都道府県に広がる「診療所数」の格差
では、どんなところで開業するのがよいのか。
日本国内で開業することだけを考えても、1都1道2府43県、選択肢は果てしなくあります。たいていの方は、現在の勤務地のそばとか、生まれ育った実家の近所とか、パートナーの実家の近くとか、地縁のある場所で開業を考えるようですが、経営面を考慮すると、そうもいってはいられなくなります。
下記の図表は、都道府県別に見た人口10万対一般診療所数です。
[図表]都道府県別に見た人口10万対一般診療所数
一見しただけで、各都道府県で人口当たりの診療所数の多い少ないに、かなりの差があることがわかります。
人口対比で診療所数が最も多いのが和歌山県で、逆に最も少ないのは埼玉県です。
埼玉、茨城、千葉という東京周辺の都道府県は、首都圏に通勤する人が多く、人口が増大しているために、診療所の供給が追いついていない面があるのです。首都・東京だけはさすがに診療所も充実していますが、それを除けば東北から関東甲信越は、軒並み平均以下となっています。
逆に、人口対比で診療所数が多いのは、和歌山県、島根県、長崎県、徳島県になります。住んでいる方には失礼になってしまいますが、これらの県の名前を見て、人口が急激に増えている地域だと思う人は少ないのではないでしょうか。これらは、人口が伸び悩んでいるために、診療所数が過剰になりつつある都道府県です。
つまり、これからクリニックを開業するのであれば、人口がナチュラルに増加し続けている場所を狙わなければなりません。もし、人口減少地域で新たなクリニックを開業すると、既存クリニックとの熾烈な患者獲得競争が待っているからです。
人口増加ランキング1位は宮城県富谷町
では、どのような場所が人口増加地域なのでしょうか。そもそも、少子高齢化で人口が減少し続ける日本で、人口が自然に増加する場所があるのでしょうか。実は、たくさんあるのです。
2016年の日経BPインフラ総合研究所の調査による人口増加自治体・総合ランキングによれば、2010年の人口総数を100とした場合、トップの宮城県富谷町における5年間の人口増加率は9.67%となっています。
全国的な知名度も低く、人口約5万人の小都市であるにもかかわらず、人口増加ランキングではトップとなっているのです。さらに、国立社会保障・人口問題研究所の将来推計人口によれば、2040年にかけての人口増加率は24.4%と、今後も順調に発展する予定です。その理由は、仙台市のベッドタウンとして多くのニュータウンが開発・分譲されているからです。

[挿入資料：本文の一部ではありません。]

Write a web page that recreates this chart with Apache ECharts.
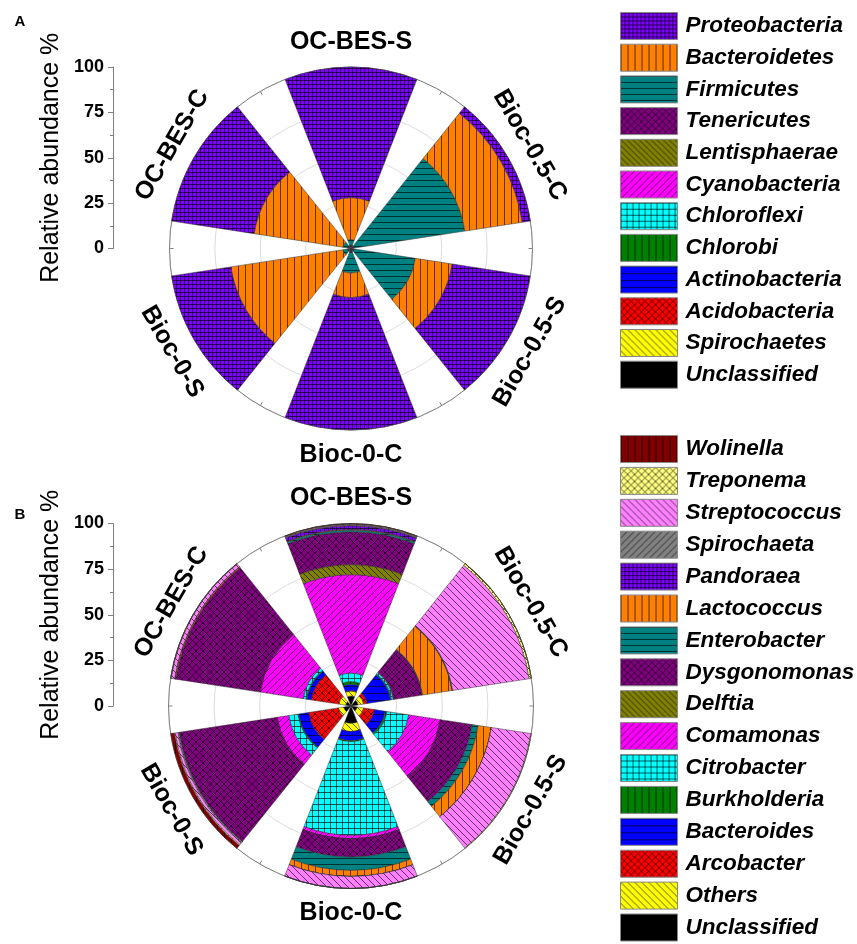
<!DOCTYPE html>
<html><head><meta charset="utf-8">
<script src="https://cdn.jsdelivr.net/npm/echarts@6/dist/echarts.min.js"></script>
<style>html,body{margin:0;padding:0;background:#fff}#c{width:857px;height:944px}</style>
</head><body><div id="c"></div>
<script>
// ---------- DATA ----------
const categories = ['OC-BES-S', 'Bioc-0.5-C', 'Bioc-0.5-S', 'Bioc-0-C', 'Bioc-0-S', 'OC-BES-C'];
const radiusTicks = [0, 25, 50, 75, 100];
const yAxisName = 'Relative abundance %';

// Panel A (phyla), stacked from the centre outwards
const phylaOrder = ['Unclassified','Spirochaetes','Acidobacteria','Actinobacteria','Chlorobi','Chloroflexi','Cyanobacteria','Lentisphaerae','Tenericutes','Firmicutes','Bacteroidetes','Proteobacteria'];
const unclassifiedA  = [0.8, 0.7, 0.8, 0.9, 0.8, 0.8];
const spirochaetes   = [0.2, 0.2, 0.2, 0.2, 0.2, 0.2];
const acidobacteria  = [0.2, 0.2, 0.2, 0.2, 0.3, 0.3];
const actinobacteria = [0.3, 0.3, 0.3, 0.2, 0.2, 0.2];
const chlorobi       = [0.1, 0.1, 0.1, 0.1, 0.1, 0.1];
const chloroflexi    = [0.1, 0.2, 0.1, 0.1, 0.1, 0.1];
const cyanobacteria  = [0.1, 0.1, 0.1, 0.1, 0.1, 0.1];
const lentisphaerae  = [0.1, 0.1, 0.0, 0.1, 0.0, 0.1];
const tenericutes    = [0.1, 0.1, 0.1, 0.1, 0.2, 0.1];
const firmicutes     = [3.0, 61.5, 34.0, 11.5, 2.5, 2.5];
const bacteroidetes  = [23.0, 32.0, 20.5, 13.5, 62.5, 49.5];
const proteobacteria = [72.0, 4.5, 43.5, 73.0, 33.0, 46.0];
const phylaValues = [unclassifiedA, spirochaetes, acidobacteria, actinobacteria, chlorobi, chloroflexi, cyanobacteria, lentisphaerae, tenericutes, firmicutes, bacteroidetes, proteobacteria];

// Panel B (genera), stacked from the centre outwards
const generaOrder = ['Unclassified','Others','Arcobacter','Bacteroides','Burkholderia','Citrobacter','Comamonas','Delftia','Dysgonomonas','Enterobacter','Lactococcus','Pandoraea','Spirochaeta','Streptococcus','Treponema','Wolinella'];
const unclassifiedB = [5.5, 4.0, 3.5, 9.5, 4.0, 3.0];
const others        = [2.7, 3.0, 3.5, 4.5, 3.0, 3.8];
const arcobacter    = [0.3, 2.0, 6.0, 0.0, 16.5, 15.2];
const bacteroides   = [3.4, 13.0, 6.0, 5.0, 5.5, 2.5];
const burkholderia  = [1.5, 0.5, 1.0, 0.5, 0.5, 0.5];
const citrobacter   = [4.6, 1.0, 12.0, 51.4, 5.0, 1.5];
const comamonas     = [54.0, 0.5, 17.6, 1.8, 6.5, 23.9];
const delftia       = [5.5, 0.0, 0.0, 0.0, 0.0, 0.0];
const dysgonomonas  = [18.0, 15.5, 17.6, 10.1, 54.0, 46.8];
const enterobacter  = [1.0, 0.3, 3.3, 7.3, 0.0, 0.0];
const lactococcus   = [0.3, 16.2, 7.3, 3.3, 0.0, 0.6];
const pandoraea     = [2.0, 0.2, 0.0, 0.0, 0.3, 0.0];
const spirochaeta   = [0.4, 0.2, 0.0, 0.0, 0.7, 0.0];
const streptococcus = [0.4, 42.4, 21.9, 6.6, 1.5, 2.0];
const treponema     = [0.2, 1.2, 0.3, 0.0, 0.5, 0.2];
const wolinella     = [0.2, 0.0, 0.0, 0.0, 2.0, 0.0];
const generaValues = [unclassifiedB, others, arcobacter, bacteroides, burkholderia, citrobacter, comamonas, delftia, dysgonomonas, enterobacter, lactococcus, pandoraea, spirochaeta, streptococcus, treponema, wolinella];

// ---------- STYLES ----------
function tile(bg, kind, s) {
  const c = document.createElement('canvas'); c.width = s; c.height = s;
  const g = c.getContext('2d'); g.fillStyle = bg; g.fillRect(0, 0, s, s);
  if (kind === 'solid') return c;
  g.strokeStyle = 'rgba(0,0,0,0.62)'; g.lineWidth = 1;
  g.beginPath();
  if (kind === 'v' || kind === 'grid') { g.moveTo(0.5, 0); g.lineTo(0.5, s); }
  if (kind === 'h' || kind === 'grid') { g.moveTo(0, 0.5); g.lineTo(s, 0.5); }
  if (kind === 'fwd' || kind === 'x') { g.moveTo(-1, s + 1); g.lineTo(s + 1, -1); g.moveTo(-1, 1); g.lineTo(1, -1); g.moveTo(s - 1, s + 1); g.lineTo(s + 1, s - 1); }
  if (kind === 'back' || kind === 'x') { g.moveTo(-1, -1); g.lineTo(s + 1, s + 1); g.moveTo(s - 1, -1); g.lineTo(s + 1, 1); g.moveTo(-1, s - 1); g.lineTo(1, s + 1); }
  g.stroke();
  return c;
}
const styleMap = {
  Proteobacteria: ['#8000FF', 'grid', 4], Bacteroidetes: ['#FF8000', 'v', 7], Firmicutes: ['#008080', 'h', 6],
  Tenericutes: ['#800080', 'x', 7], Lentisphaerae: ['#808000', 'back', 6], Cyanobacteria: ['#FF00FF', 'fwd', 7],
  Chloroflexi: ['#00FFFF', 'grid', 6], Chlorobi: ['#008000', 'v', 7], Actinobacteria: ['#0000FF', 'h', 7],
  Acidobacteria: ['#FF0000', 'x', 7], Spirochaetes: ['#FFFF00', 'back', 7], Unclassified: ['#000000', 'solid', 4],
  Wolinella: ['#800000', 'v', 7], Treponema: ['#FFFF80', 'x', 7], Streptococcus: ['#FF80FF', 'back', 7],
  Spirochaeta: ['#808080', 'fwd', 7], Pandoraea: ['#8000FF', 'grid', 4], Lactococcus: ['#FF8000', 'v', 7],
  Enterobacter: ['#008080', 'h', 6], Dysgonomonas: ['#800080', 'x', 7], Delftia: ['#808000', 'back', 6],
  Comamonas: ['#FF00FF', 'fwd', 7], Citrobacter: ['#00FFFF', 'grid', 6], Burkholderia: ['#008000', 'v', 7],
  Bacteroides: ['#0000FF', 'h', 7], Arcobacter: ['#FF0000', 'x', 7], Others: ['#FFFF00', 'back', 7]
};
function fillFor(name) {
  const s = styleMap[name];
  if (s[1] === 'solid') return s[0];
  return { image: tile(s[0], s[1], s[2]), repeat: 'repeat' };
}

const FONT = '"Liberation Sans", Arial, Helvetica, sans-serif';
const polars = [
  { center: [351, 248.5], radius: 181.5 },
  { center: [351, 706], radius: 182.5 }
];
const startAngle = 120;

function makeSeries(names, values, idx, stack) {
  return names.map((n, i) => ({
    name: n, type: 'bar', coordinateSystem: 'polar', polarIndex: idx, stack: stack,
    barWidth: '71%', data: values[i],
    itemStyle: { color: fillFor(n), borderColor: '#333', borderWidth: 0.5 },
    emphasis: { disabled: true }
  }));
}

const series = makeSeries(phylaOrder, phylaValues, 0, 'A').concat(makeSeries(generaOrder, generaValues, 1, 'B'));

// angular category labels
const graphics = [];
polars.forEach(p => {
  const rl = p.radius + 25;
  categories.forEach((c, i) => {
    const deg = startAngle - 60 * i - 30;
    const a = deg * Math.PI / 180;
    let rot = (deg - 90) * Math.PI / 180;
    let d = ((deg % 360) + 360) % 360;
    if (d > 180 && d < 360) rot = (deg + 90) * Math.PI / 180;
    graphics.push({
      type: 'text', x: p.center[0] + rl * Math.cos(a), y: p.center[1] - rl * Math.sin(a),
      rotation: rot,
      style: { text: c, font: 'bold 25px ' + FONT, fill: '#000', align: 'center', verticalAlign: 'middle' }
    });
  });
});
graphics.push({ type: 'text', x: 20, y: 22, style: { text: 'A', font: 'bold 15px ' + FONT, fill: '#000', align: 'center', verticalAlign: 'middle' } });
graphics.push({ type: 'text', x: 20, y: 515, style: { text: 'B', font: 'bold 15px ' + FONT, fill: '#000', align: 'center', verticalAlign: 'middle' } });

function yAx(gi) {
  return {
    gridIndex: gi, type: 'value', min: radiusTicks[0], max: radiusTicks[radiusTicks.length - 1], interval: 25,
    name: yAxisName, nameLocation: 'middle', nameRotate: 90, nameGap: 49,
    nameTextStyle: { fontSize: 25, color: '#000', fontFamily: FONT },
    axisLine: { show: true, lineStyle: { color: '#808080' } },
    axisTick: { show: true, length: 5, lineStyle: { color: '#808080' } },
    minorTick: { show: true, splitNumber: 2, length: 3, lineStyle: { color: '#808080' } },
    axisLabel: { fontSize: 18, fontWeight: 'bold', color: '#000', margin: 9, fontFamily: FONT },
    splitLine: { show: false }
  };
}
function angAx(pi) {
  return {
    polarIndex: pi, type: 'category', data: categories, startAngle: startAngle, clockwise: true,
    axisLine: { show: true, lineStyle: { color: '#808080', width: 1 } },
    axisTick: { show: true, inside: true, length: 4, lineStyle: { color: '#808080' } },
    axisLabel: { show: false }, splitLine: { show: false }
  };
}
function radAx(pi) {
  return {
    polarIndex: pi, type: 'value', min: 0, max: 100, interval: 25,
    axisLine: { show: false }, axisTick: { show: false }, axisLabel: { show: false },
    splitLine: { show: true, lineStyle: { color: '#dcdcdc', width: 1 } }
  };
}
const legendText = { fontSize: 22.5, lineHeight: 27, fontWeight: 'bold', fontStyle: 'italic', color: '#000', fontFamily: FONT, padding: [0, 0, 0, 3] };

const option = {
  animation: false,
  backgroundColor: '#fff',
  polar: polars,
  angleAxis: [angAx(0), angAx(1)],
  radiusAxis: [radAx(0), radAx(1)],
  grid: [
    { left: 113, top: 67, width: 1, height: 181.5 },
    { left: 113, top: 523.5, width: 1, height: 182.5 }
  ],
  xAxis: [{ gridIndex: 0, type: 'value', show: false }, { gridIndex: 1, type: 'value', show: false }],
  yAxis: [yAx(0), yAx(1)],
  legend: [
    { orient: 'vertical', left: 620, top: 12, height: 400, padding: 0, itemWidth: 57, itemHeight: 27, itemGap: 3.7, icon: 'rect',
      data: phylaOrder.slice().reverse(), textStyle: legendText, selectedMode: false,
      itemStyle: { borderColor: '#888', borderWidth: 1 } },
    { orient: 'vertical', left: 620, top: 435, height: 509, padding: 0, itemWidth: 57, itemHeight: 27, itemGap: 3.9, icon: 'rect',
      data: generaOrder.slice().reverse(), textStyle: legendText, selectedMode: false,
      itemStyle: { borderColor: '#888', borderWidth: 1 } }
  ],
  graphic: graphics,
  series: series
};
const chart = echarts.init(document.getElementById('c'), null, { renderer: 'canvas' });
chart.setOption(option);
</script>
</body></html>
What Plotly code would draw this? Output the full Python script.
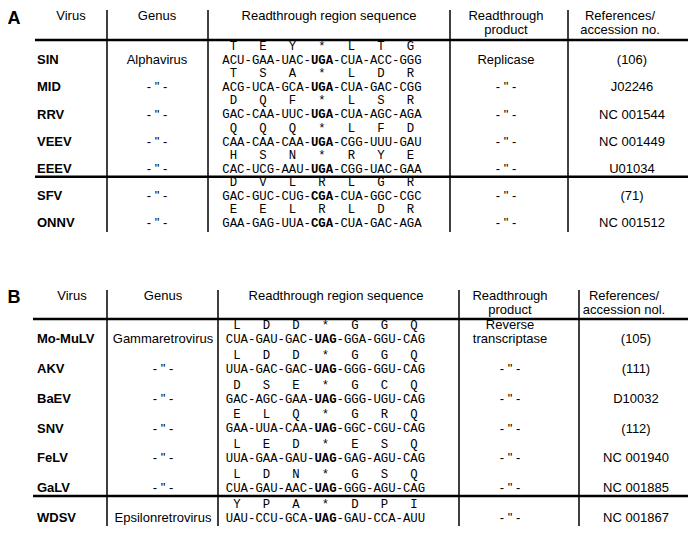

2位以下は、福岡県粕屋町、愛知県長久手市、福岡県新宮町、群馬県吉岡町と、いずれも人口6万人以下の小自治体が並んでいます。
これらはいずれも大都市のベッドタウンであり、若い世代にとっては比較的、安価に適度な広さの住居が構えられる自治体です。ですから、今後も夫婦や子どもの数が増えるだろうと予想されているのです。